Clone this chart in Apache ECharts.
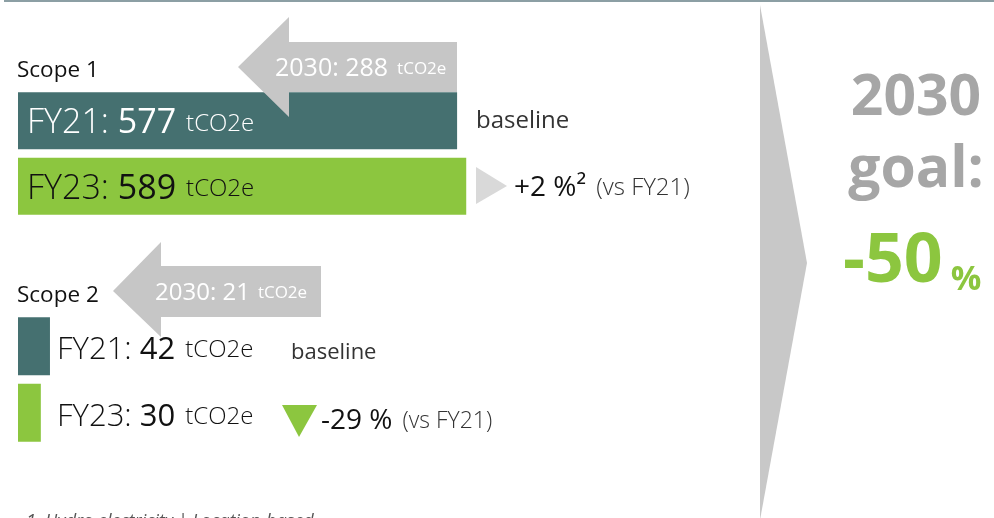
<!DOCTYPE html>
<html>
<head>
<meta charset="utf-8">
<script src="https://cdn.jsdelivr.net/npm/echarts@6/dist/echarts.min.js"></script>
<style>
  html, body { margin: 0; padding: 0; background: #ffffff; }
  #chart { width: 994px; height: 518px; }
</style>
</head>
<body>
<div id="chart"></div>
<script>
// Emissions by scope (tCO2e), baseline FY21 vs FY23
const periods = ['FY21', 'FY23'];
const scope1 = [577, 589];
const scope2 = [42, 30];
const target2030 = [288, 21];
const goalYear = '2030';
const goalPct = -50;
const unit = 'tCO2e';

const FONT = 'Open Sans';
const TEAL = '#457070';
const GREEN = '#8cc63f';
const ARROW_GREY = '#c6c6c6';

const pct = v => Math.round((v[1] - v[0]) / v[0] * 100);
const change1 = pct(scope1);
const change2 = pct(scope2);
const signed = n => (n > 0 ? '+' : '') + n;

const chart = echarts.init(document.getElementById('chart'), null, { renderer: 'canvas' });

function barData(values) {
  return values.map((v, i) => ({
    value: v,
    itemStyle: { color: i === 0 ? TEAL : GREEN }
  }));
}

// light (w) and dark (d) variants of the value label
function labelRich(size, unitSize) {
  const out = {};
  [['w', '#ffffff'], ['d', '#111111']].forEach(([k, c]) => {
    out['a' + k] = { fontFamily: FONT, fontSize: size, fontWeight: 300, color: c };
    out['b' + k] = { fontFamily: FONT, fontSize: size, fontWeight: 400, color: c, padding: [0, 10, 0, 0] };
    out['c' + k] = { fontFamily: FONT, fontSize: unitSize, fontWeight: 300, color: c };
  });
  return out;
}

const makeFmt = darkFor => p => {
  const k = darkFor(p.dataIndex) ? 'd' : 'w';
  return `{a${k}|${periods[p.dataIndex]}: }{b${k}|${p.value}}{c${k}|${unit}}`;
};

const option = {
  animation: false,
  backgroundColor: '#ffffff',
  grid: [
    { left: 18, width: 761, top: 88, height: 131 },
    { left: 18, width: 761, top: 313, height: 133 }
  ],
  xAxis: [
    { gridIndex: 0, type: 'value', min: 0, max: 1000, show: false },
    { gridIndex: 1, type: 'value', min: 0, max: 1000, show: false }
  ],
  yAxis: [
    { gridIndex: 0, type: 'category', data: periods, inverse: true, show: false },
    { gridIndex: 1, type: 'category', data: periods, inverse: true, show: false }
  ],
  series: [
    {
      type: 'bar',
      xAxisIndex: 0, yAxisIndex: 0,
      barWidth: 57,
      data: barData(scope1),
      label: {
        show: true,
        position: 'insideLeft',
        distance: 9,
        offset: [0, 3],
        formatter: makeFmt(i => i === 1),
        rich: labelRich(34, 24)
      },
      z: 2
    },
    {
      type: 'bar',
      xAxisIndex: 1, yAxisIndex: 1,
      barWidth: 58,
      data: barData(scope2),
      label: {
        show: true,
        position: [39, '50%'],
        align: 'left',
        verticalAlign: 'middle',
        offset: [0, 4],
        formatter: makeFmt(() => true),
        rich: labelRich(31, 24)
      },
      z: 2
    }
  ],
  graphic: [
    // rule along the top edge
    { type: 'line', shape: { x1: 4, y1: 1, x2: 994, y2: 1 }, style: { stroke: '#8c9fa4', lineWidth: 2 }, z: 10 },

    // section headings
    { type: 'text', x: 17, y: 71, style: { text: 'Scope 1', fontFamily: FONT, fontSize: 22.5, fill: '#111', verticalAlign: 'middle' }, z: 10 },
    { type: 'text', x: 17, y: 296, style: { text: 'Scope 2', fontFamily: FONT, fontSize: 22.5, fill: '#111', verticalAlign: 'middle' }, z: 10 },

    // 2030 target callout arrows
    {
      type: 'polygon', z: 20,
      shape: { points: [[238, 67], [289, 17], [289, 42], [457, 42], [457, 92], [289, 92], [289, 117]] },
      style: { fill: ARROW_GREY }
    },
    {
      type: 'text', x: 275, y: 69, z: 21,
      style: {
        text: `{a|${goalYear}: ${target2030[0]}}{b|${unit}}`,
        verticalAlign: 'middle',
        rich: {
          a: { fontFamily: FONT, fontSize: 25, fill: '#ffffff', padding: [0, 9, 0, 0] },
          b: { fontFamily: FONT, fontSize: 17, fill: '#ffffff' }
        }
      }
    },
    {
      type: 'polygon', z: 20,
      shape: { points: [[113, 291], [161, 242], [161, 266], [321, 266], [321, 317], [161, 317], [161, 337]] },
      style: { fill: ARROW_GREY }
    },
    {
      type: 'text', x: 155, y: 293, z: 21,
      style: {
        text: `{a|${goalYear}: ${target2030[1]}}{b|${unit}}`,
        verticalAlign: 'middle',
        rich: {
          a: { fontFamily: FONT, fontSize: 24, fill: '#ffffff', padding: [0, 8, 0, 0] },
          b: { fontFamily: FONT, fontSize: 17, fill: '#ffffff' }
        }
      }
    },

    // baseline notes
    { type: 'text', x: 476, y: 121, style: { text: 'baseline', fontFamily: FONT, fontSize: 24, fill: '#333', verticalAlign: 'middle' }, z: 10 },
    { type: 'text', x: 291, y: 353, style: { text: 'baseline', fontFamily: FONT, fontSize: 22, fill: '#333', verticalAlign: 'middle' }, z: 10 },

    // change vs FY21, scope 1
    { type: 'polygon', shape: { points: [[476, 167], [507, 186], [476, 204]] }, style: { fill: '#d9d9d9' }, z: 10 },
    {
      type: 'text', x: 514, y: 188, z: 10,
      style: {
        text: `{a|${signed(change1)} %²}{b|(vs ${periods[0]})}`,
        verticalAlign: 'middle',
        rich: {
          a: { fontFamily: FONT, fontSize: 28, fill: '#111', padding: [0, 10, 0, 0] },
          b: { fontFamily: FONT, fontSize: 24, fontWeight: 300, fill: '#333' }
        }
      }
    },

    // change vs FY21, scope 2
    { type: 'polygon', shape: { points: [[282, 405], [317, 405], [299, 437]] }, style: { fill: GREEN }, z: 10 },
    {
      type: 'text', x: 321, y: 421, z: 10,
      style: {
        text: `{a|${signed(change2)} %}{b|(vs ${periods[0]})}`,
        verticalAlign: 'middle',
        rich: {
          a: { fontFamily: FONT, fontSize: 28, fill: '#111', padding: [0, 10, 0, 0] },
          b: { fontFamily: FONT, fontSize: 23, fontWeight: 300, fill: '#333' }
        }
      }
    },

    // chevron leading to the goal
    { type: 'polygon', shape: { points: [[760, 5], [807, 263], [760, 520]] }, style: { fill: '#c8c8c8' }, z: 5 },

    // 2030 goal
    { type: 'text', x: 916, y: 99, style: { text: goalYear, fontFamily: FONT, fontWeight: 700, fontSize: 57, fill: '#a6a6a6', align: 'center', verticalAlign: 'middle' }, z: 10 },
    { type: 'text', x: 916, y: 171, style: { text: 'goal:', fontFamily: FONT, fontWeight: 700, fontSize: 57, fill: '#a6a6a6', align: 'center', verticalAlign: 'middle' }, z: 10 },
    {
      type: 'text', x: 843, y: 263, z: 10,
      style: {
        text: `{a|${goalPct}}{b|%}`,
        verticalAlign: 'middle',
        rich: {
          a: { fontFamily: FONT, fontWeight: 700, fontSize: 68, fill: GREEN, padding: [0, 8, 0, 0] },
          b: { fontFamily: FONT, fontWeight: 700, fontSize: 34, fill: GREEN, verticalAlign: 'bottom' }
        }
      }
    },

    // footnote (runs off the lower edge)
    { type: 'text', x: 26, y: 513, style: { text: '1. Hydro electricity | Location-based', fontFamily: FONT, fontStyle: 'italic', fontSize: 18, fill: '#555', verticalAlign: 'top' }, z: 10 }
  ]
};

chart.setOption(option);
</script>
</body>
</html>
--*--
§ **Task goal**
Every line above should be returned word for word, with the pictures left behind.

§ **Answer below**
Clone this chart in Apache ECharts.
<!DOCTYPE html>
<html>
<head>
<meta charset="utf-8">
<script src="https://cdn.jsdelivr.net/npm/echarts@6/dist/echarts.min.js"></script>
<style>
  html, body { margin: 0; padding: 0; background: #ffffff; }
  #chart { width: 994px; height: 518px; }
</style>
</head>
<body>
<div id="chart"></div>
<script>
// Emissions by scope (tCO2e), baseline FY21 vs FY23
const periods = ['FY21', 'FY23'];
const scope1 = [577, 589];
const scope2 = [42, 30];
const target2030 = [288, 21];
const goalYear = '2030';
const goalPct = -50;
const unit = 'tCO2e';

const FONT = 'Open Sans';
const TEAL = '#457070';
const GREEN = '#8cc63f';
const ARROW_GREY = '#c6c6c6';

const pct = v => Math.round((v[1] - v[0]) / v[0] * 100);
const change1 = pct(scope1);
const change2 = pct(scope2);
const signed = n => (n > 0 ? '+' : '') + n;

const chart = echarts.init(document.getElementById('chart'), null, { renderer: 'canvas' });

function barData(values) {
  return values.map((v, i) => ({
    value: v,
    itemStyle: { color: i === 0 ? TEAL : GREEN }
  }));
}

// light (w) and dark (d) variants of the value label
function labelRich(size, unitSize) {
  const out = {};
  [['w', '#ffffff'], ['d', '#111111']].forEach(([k, c]) => {
    out['a' + k] = { fontFamily: FONT, fontSize: size, fontWeight: 300, color: c };
    out['b' + k] = { fontFamily: FONT, fontSize: size, fontWeight: 400, color: c, padding: [0, 10, 0, 0] };
    out['c' + k] = { fontFamily: FONT, fontSize: unitSize, fontWeight: 300, color: c };
  });
  return out;
}

const makeFmt = darkFor => p => {
  const k = darkFor(p.dataIndex) ? 'd' : 'w';
  return `{a${k}|${periods[p.dataIndex]}: }{b${k}|${p.value}}{c${k}|${unit}}`;
};

const option = {
  animation: false,
  backgroundColor: '#ffffff',
  grid: [
    { left: 18, width: 761, top: 88, height: 131 },
    { left: 18, width: 761, top: 313, height: 133 }
  ],
  xAxis: [
    { gridIndex: 0, type: 'value', min: 0, max: 1000, show: false },
    { gridIndex: 1, type: 'value', min: 0, max: 1000, show: false }
  ],
  yAxis: [
    { gridIndex: 0, type: 'category', data: periods, inverse: true, show: false },
    { gridIndex: 1, type: 'category', data: periods, inverse: true, show: false }
  ],
  series: [
    {
      type: 'bar',
      xAxisIndex: 0, yAxisIndex: 0,
      barWidth: 57,
      data: barData(scope1),
      label: {
        show: true,
        position: 'insideLeft',
        distance: 9,
        offset: [0, 3],
        formatter: makeFmt(i => i === 1),
        rich: labelRich(34, 24)
      },
      z: 2
    },
    {
      type: 'bar',
      xAxisIndex: 1, yAxisIndex: 1,
      barWidth: 58,
      data: barData(scope2),
      label: {
        show: true,
        position: [39, '50%'],
        align: 'left',
        verticalAlign: 'middle',
        offset: [0, 4],
        formatter: makeFmt(() => true),
        rich: labelRich(31, 24)
      },
      z: 2
    }
  ],
  graphic: [
    // rule along the top edge
    { type: 'line', shape: { x1: 4, y1: 1, x2: 994, y2: 1 }, style: { stroke: '#8c9fa4', lineWidth: 2 }, z: 10 },

    // section headings
    { type: 'text', x: 17, y: 71, style: { text: 'Scope 1', fontFamily: FONT, fontSize: 22.5, fill: '#111', verticalAlign: 'middle' }, z: 10 },
    { type: 'text', x: 17, y: 296, style: { text: 'Scope 2', fontFamily: FONT, fontSize: 22.5, fill: '#111', verticalAlign: 'middle' }, z: 10 },

    // 2030 target callout arrows
    {
      type: 'polygon', z: 20,
      shape: { points: [[238, 67], [289, 17], [289, 42], [457, 42], [457, 92], [289, 92], [289, 117]] },
      style: { fill: ARROW_GREY }
    },
    {
      type: 'text', x: 275, y: 69, z: 21,
      style: {
        text: `{a|${goalYear}: ${target2030[0]}}{b|${unit}}`,
        verticalAlign: 'middle',
        rich: {
          a: { fontFamily: FONT, fontSize: 25, fill: '#ffffff', padding: [0, 9, 0, 0] },
          b: { fontFamily: FONT, fontSize: 17, fill: '#ffffff' }
        }
      }
    },
    {
      type: 'polygon', z: 20,
      shape: { points: [[113, 291], [161, 242], [161, 266], [321, 266], [321, 317], [161, 317], [161, 337]] },
      style: { fill: ARROW_GREY }
    },
    {
      type: 'text', x: 155, y: 293, z: 21,
      style: {
        text: `{a|${goalYear}: ${target2030[1]}}{b|${unit}}`,
        verticalAlign: 'middle',
        rich: {
          a: { fontFamily: FONT, fontSize: 24, fill: '#ffffff', padding: [0, 8, 0, 0] },
          b: { fontFamily: FONT, fontSize: 17, fill: '#ffffff' }
        }
      }
    },

    // baseline notes
    { type: 'text', x: 476, y: 121, style: { text: 'baseline', fontFamily: FONT, fontSize: 24, fill: '#333', verticalAlign: 'middle' }, z: 10 },
    { type: 'text', x: 291, y: 353, style: { text: 'baseline', fontFamily: FONT, fontSize: 22, fill: '#333', verticalAlign: 'middle' }, z: 10 },

    // change vs FY21, scope 1
    { type: 'polygon', shape: { points: [[476, 167], [507, 186], [476, 204]] }, style: { fill: '#d9d9d9' }, z: 10 },
    {
      type: 'text', x: 514, y: 188, z: 10,
      style: {
        text: `{a|${signed(change1)} %²}{b|(vs ${periods[0]})}`,
        verticalAlign: 'middle',
        rich: {
          a: { fontFamily: FONT, fontSize: 28, fill: '#111', padding: [0, 10, 0, 0] },
          b: { fontFamily: FONT, fontSize: 24, fontWeight: 300, fill: '#333' }
        }
      }
    },

    // change vs FY21, scope 2
    { type: 'polygon', shape: { points: [[282, 405], [317, 405], [299, 437]] }, style: { fill: GREEN }, z: 10 },
    {
      type: 'text', x: 321, y: 421, z: 10,
      style: {
        text: `{a|${signed(change2)} %}{b|(vs ${periods[0]})}`,
        verticalAlign: 'middle',
        rich: {
          a: { fontFamily: FONT, fontSize: 28, fill: '#111', padding: [0, 10, 0, 0] },
          b: { fontFamily: FONT, fontSize: 23, fontWeight: 300, fill: '#333' }
        }
      }
    },

    // chevron leading to the goal
    { type: 'polygon', shape: { points: [[760, 5], [807, 263], [760, 520]] }, style: { fill: '#c8c8c8' }, z: 5 },

    // 2030 goal
    { type: 'text', x: 916, y: 99, style: { text: goalYear, fontFamily: FONT, fontWeight: 700, fontSize: 57, fill: '#a6a6a6', align: 'center', verticalAlign: 'middle' }, z: 10 },
    { type: 'text', x: 916, y: 171, style: { text: 'goal:', fontFamily: FONT, fontWeight: 700, fontSize: 57, fill: '#a6a6a6', align: 'center', verticalAlign: 'middle' }, z: 10 },
    {
      type: 'text', x: 843, y: 263, z: 10,
      style: {
        text: `{a|${goalPct}}{b|%}`,
        verticalAlign: 'middle',
        rich: {
          a: { fontFamily: FONT, fontWeight: 700, fontSize: 68, fill: GREEN, padding: [0, 8, 0, 0] },
          b: { fontFamily: FONT, fontWeight: 700, fontSize: 34, fill: GREEN, verticalAlign: 'bottom' }
        }
      }
    },

    // footnote (runs off the lower edge)
    { type: 'text', x: 26, y: 513, style: { text: '1. Hydro electricity | Location-based', fontFamily: FONT, fontStyle: 'italic', fontSize: 18, fill: '#555', verticalAlign: 'top' }, z: 10 }
  ]
};

chart.setOption(option);
</script>
</body>
</html>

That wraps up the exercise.